The Student Federation of India has filed a petition under Article 32 of the Constitution of India, challenging the constitutionality of the Citizenship (Amendment) Act, 2019, along with the validity of the power of the Central Government to grant class exemption under Section 3(2)(c) Passport (Entry Into India) Act, 1920, and Section 3A of the Foreigners Act, 1946.
Nationwide protests have taken place over the past month and several petitions have been filed, condemning the Citizenship (Amendment) Act, 2019 as it allegedly provides fast-track citizenship on the basis of religious persecution in Afghanistan, Bangladesh and Pakistan to members of six religious communities: Hindu, Sikh, Buddhist, Jain, Parsi and Christian. It notably leaves out the Muslim community.
The Petition also seeks declaration of certain notifications issued in 2015 and 2016 as unconstitutional, which instituted amendments in the Passport Rules and Foreigners Order, thereby permitting persons who had entered India without valid documents on or before 31.12.2014, from Pakistan, Bangladesh and Afghanistan, and belonging to six religious communities, entry into the country.
The grievances set out in the Petition state that Section 3(2)(c) of the Passport (Entry Into India) Act, 1920 empowers the Central Government to enact rules that can provide exemption either absolutely or conditionally to any "class of persons" from the operation of said Rules.

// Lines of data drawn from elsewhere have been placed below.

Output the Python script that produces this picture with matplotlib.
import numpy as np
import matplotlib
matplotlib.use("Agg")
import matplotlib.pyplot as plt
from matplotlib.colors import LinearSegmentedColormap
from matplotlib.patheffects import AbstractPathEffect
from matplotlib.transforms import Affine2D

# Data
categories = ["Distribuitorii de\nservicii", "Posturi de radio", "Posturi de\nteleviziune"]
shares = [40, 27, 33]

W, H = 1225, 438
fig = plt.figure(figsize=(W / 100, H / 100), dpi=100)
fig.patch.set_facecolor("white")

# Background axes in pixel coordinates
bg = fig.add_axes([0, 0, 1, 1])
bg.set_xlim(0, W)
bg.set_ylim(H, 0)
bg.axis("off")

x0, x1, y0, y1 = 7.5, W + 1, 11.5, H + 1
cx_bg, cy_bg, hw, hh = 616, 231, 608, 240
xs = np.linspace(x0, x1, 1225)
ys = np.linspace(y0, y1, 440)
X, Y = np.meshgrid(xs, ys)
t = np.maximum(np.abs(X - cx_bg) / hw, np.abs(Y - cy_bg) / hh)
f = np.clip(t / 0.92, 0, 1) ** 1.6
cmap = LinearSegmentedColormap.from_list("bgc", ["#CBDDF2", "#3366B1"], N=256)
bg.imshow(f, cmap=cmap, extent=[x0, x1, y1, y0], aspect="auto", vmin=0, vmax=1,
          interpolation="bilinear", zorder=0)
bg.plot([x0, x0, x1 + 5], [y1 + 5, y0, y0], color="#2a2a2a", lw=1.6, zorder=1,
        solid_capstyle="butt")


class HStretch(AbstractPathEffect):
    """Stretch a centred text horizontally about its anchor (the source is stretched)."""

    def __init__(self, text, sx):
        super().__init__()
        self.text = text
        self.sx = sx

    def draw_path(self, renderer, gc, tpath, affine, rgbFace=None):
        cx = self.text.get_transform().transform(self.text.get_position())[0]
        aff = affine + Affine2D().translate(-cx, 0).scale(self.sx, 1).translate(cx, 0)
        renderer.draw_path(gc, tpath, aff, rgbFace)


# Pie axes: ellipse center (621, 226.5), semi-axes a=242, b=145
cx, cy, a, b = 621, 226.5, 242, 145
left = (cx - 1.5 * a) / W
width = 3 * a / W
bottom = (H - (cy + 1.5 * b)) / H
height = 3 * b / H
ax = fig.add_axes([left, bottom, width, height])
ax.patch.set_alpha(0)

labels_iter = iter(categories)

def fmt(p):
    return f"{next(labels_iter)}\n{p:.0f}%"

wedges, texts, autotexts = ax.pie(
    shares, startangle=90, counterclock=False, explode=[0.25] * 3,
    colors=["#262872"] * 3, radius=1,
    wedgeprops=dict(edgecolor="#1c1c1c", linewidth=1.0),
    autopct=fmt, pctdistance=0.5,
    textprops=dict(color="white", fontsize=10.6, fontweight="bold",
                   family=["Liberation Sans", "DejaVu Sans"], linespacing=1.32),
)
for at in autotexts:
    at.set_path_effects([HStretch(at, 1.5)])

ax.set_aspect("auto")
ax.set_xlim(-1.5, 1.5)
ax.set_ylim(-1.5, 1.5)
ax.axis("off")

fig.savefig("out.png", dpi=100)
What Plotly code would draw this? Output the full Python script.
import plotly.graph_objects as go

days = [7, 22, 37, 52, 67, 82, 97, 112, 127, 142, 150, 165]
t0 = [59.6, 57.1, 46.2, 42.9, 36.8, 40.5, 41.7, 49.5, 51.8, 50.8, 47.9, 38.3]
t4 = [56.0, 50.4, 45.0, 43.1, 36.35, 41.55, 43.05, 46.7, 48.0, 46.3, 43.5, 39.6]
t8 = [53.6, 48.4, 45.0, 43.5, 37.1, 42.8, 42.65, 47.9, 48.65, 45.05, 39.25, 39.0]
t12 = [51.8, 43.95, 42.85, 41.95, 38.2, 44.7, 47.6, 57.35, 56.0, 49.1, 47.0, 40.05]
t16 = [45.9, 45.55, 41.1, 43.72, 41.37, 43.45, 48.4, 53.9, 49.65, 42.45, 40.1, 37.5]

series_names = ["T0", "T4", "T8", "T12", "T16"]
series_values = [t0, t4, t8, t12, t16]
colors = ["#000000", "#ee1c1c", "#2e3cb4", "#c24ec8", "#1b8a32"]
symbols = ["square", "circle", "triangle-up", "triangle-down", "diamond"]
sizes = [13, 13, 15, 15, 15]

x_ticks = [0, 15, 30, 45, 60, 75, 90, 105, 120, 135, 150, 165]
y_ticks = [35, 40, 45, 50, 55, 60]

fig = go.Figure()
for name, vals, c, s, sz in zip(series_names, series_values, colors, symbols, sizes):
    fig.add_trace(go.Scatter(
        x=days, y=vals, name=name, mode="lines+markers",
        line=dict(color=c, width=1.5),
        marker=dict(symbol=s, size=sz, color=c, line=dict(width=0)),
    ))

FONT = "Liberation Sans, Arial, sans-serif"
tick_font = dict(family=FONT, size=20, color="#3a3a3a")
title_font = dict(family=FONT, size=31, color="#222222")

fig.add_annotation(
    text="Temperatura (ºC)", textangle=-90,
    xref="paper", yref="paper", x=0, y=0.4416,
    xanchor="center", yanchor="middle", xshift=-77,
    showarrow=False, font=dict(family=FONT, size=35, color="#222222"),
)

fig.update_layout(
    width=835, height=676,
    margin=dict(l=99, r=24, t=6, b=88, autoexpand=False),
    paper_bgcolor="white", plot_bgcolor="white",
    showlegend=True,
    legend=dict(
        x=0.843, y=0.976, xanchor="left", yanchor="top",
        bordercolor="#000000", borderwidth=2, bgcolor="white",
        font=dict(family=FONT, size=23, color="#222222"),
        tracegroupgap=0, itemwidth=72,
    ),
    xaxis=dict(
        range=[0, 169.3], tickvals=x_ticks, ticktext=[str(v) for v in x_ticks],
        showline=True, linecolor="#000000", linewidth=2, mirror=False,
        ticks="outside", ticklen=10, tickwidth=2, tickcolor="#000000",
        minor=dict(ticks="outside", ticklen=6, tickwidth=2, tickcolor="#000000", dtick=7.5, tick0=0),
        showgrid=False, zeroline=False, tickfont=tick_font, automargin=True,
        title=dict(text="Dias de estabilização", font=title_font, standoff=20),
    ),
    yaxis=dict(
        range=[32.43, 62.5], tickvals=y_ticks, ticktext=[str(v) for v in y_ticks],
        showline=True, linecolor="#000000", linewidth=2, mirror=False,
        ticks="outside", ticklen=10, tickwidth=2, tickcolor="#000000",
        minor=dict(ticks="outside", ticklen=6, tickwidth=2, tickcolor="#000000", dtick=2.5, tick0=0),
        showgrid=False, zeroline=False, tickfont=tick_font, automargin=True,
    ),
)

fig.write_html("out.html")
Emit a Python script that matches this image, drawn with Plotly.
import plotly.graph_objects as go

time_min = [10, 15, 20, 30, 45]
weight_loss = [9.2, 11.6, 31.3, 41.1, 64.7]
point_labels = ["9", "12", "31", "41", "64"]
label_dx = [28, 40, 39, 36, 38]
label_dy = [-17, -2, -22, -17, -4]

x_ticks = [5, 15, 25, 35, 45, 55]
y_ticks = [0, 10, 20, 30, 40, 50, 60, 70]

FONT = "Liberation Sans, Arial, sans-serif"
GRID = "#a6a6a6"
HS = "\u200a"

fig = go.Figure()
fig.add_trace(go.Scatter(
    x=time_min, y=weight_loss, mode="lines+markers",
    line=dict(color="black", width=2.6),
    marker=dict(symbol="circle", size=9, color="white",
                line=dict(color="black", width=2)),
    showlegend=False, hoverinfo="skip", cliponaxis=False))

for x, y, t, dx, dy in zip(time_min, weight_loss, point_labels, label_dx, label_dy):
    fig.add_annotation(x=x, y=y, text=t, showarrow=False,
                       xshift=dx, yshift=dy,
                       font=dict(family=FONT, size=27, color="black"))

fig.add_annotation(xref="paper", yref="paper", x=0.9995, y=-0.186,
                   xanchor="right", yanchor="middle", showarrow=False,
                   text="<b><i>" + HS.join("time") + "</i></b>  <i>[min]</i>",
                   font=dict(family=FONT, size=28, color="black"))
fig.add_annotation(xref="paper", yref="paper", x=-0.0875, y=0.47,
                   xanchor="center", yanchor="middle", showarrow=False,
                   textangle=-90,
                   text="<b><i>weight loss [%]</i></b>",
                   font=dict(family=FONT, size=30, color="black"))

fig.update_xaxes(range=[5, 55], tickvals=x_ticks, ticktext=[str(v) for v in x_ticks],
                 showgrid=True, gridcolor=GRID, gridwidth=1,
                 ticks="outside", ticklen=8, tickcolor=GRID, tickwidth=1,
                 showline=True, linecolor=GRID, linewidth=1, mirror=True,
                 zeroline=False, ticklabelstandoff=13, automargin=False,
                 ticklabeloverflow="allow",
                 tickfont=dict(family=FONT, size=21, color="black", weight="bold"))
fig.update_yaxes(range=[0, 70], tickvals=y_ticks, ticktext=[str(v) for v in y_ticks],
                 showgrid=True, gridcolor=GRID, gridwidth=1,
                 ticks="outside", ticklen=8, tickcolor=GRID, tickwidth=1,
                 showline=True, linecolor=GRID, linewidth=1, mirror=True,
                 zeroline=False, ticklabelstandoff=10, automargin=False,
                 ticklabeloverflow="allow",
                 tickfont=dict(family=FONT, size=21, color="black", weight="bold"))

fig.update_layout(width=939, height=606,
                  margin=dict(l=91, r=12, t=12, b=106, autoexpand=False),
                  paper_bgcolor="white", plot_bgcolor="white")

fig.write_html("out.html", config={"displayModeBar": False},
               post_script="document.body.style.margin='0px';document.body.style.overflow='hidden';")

It is submitted that the aforementioned Section is "ultra vires the Constitution to the extent it grants unbridled power to the Central Government to exempt a "class of persons" from the provisions of the Act.
Similarly, the Petition also impugns Section 3A of the Foreigners Act, 1946. Cases such as In are Delhi Laws Act, 1912 (1951 SCR 747) and Municipal Corporation of Delhi v. Birla Cotton, Spinning and Weaving Mills (1968 3 SCR 251) have been cited to showcase excessive delegation of legislative power.
The Petition goes on to seek declaration of unconstitutionality of the Citizenship (Amendment) Act, 2019 on the grounds that it "is destructive of the concept of secularism, which is an integral part of the basic structure of the Indian Constitution".
The landmark case of S.R. Bommai v. Union of India (1994 3 SCC 1) has been referred to in order to drive home the point. "Hence, such discriminatory access to the path to Indian citizenship would be impermissible even by way of constitutional amendment, much less by way of statute as sought to be done by the Citizenship (Amendment) Act, 2019".
The case of Navtej Johar v. Union of India (2018 10 SCC 1) has been cited to argue that "cases of explicit classification between groups of people based on intrinsic and core traits of individuals (such as gender, religion, sexual orientation etc.) cannot be considered to constitute a reasonable classification satisfying the test of Article 14 of the Constitution".
The Citizenship (Amendment) Act, 2019 is also purportedly infringes Article 21 as the despite being a "procedure established by law", it does not translate into being "just, fair and reasonable" and violates the fundamental right to life.
Interestingly, the Petition also states that discrimination on the basis of alleged religious persecution is not a valid justification and violates the principle of "comity of nations", a well established principle of public international law.
Multiple petitions have been filed, challenging the constitutionality of CAA 2019. The matters are listed to be heard of 22nd January, 2020.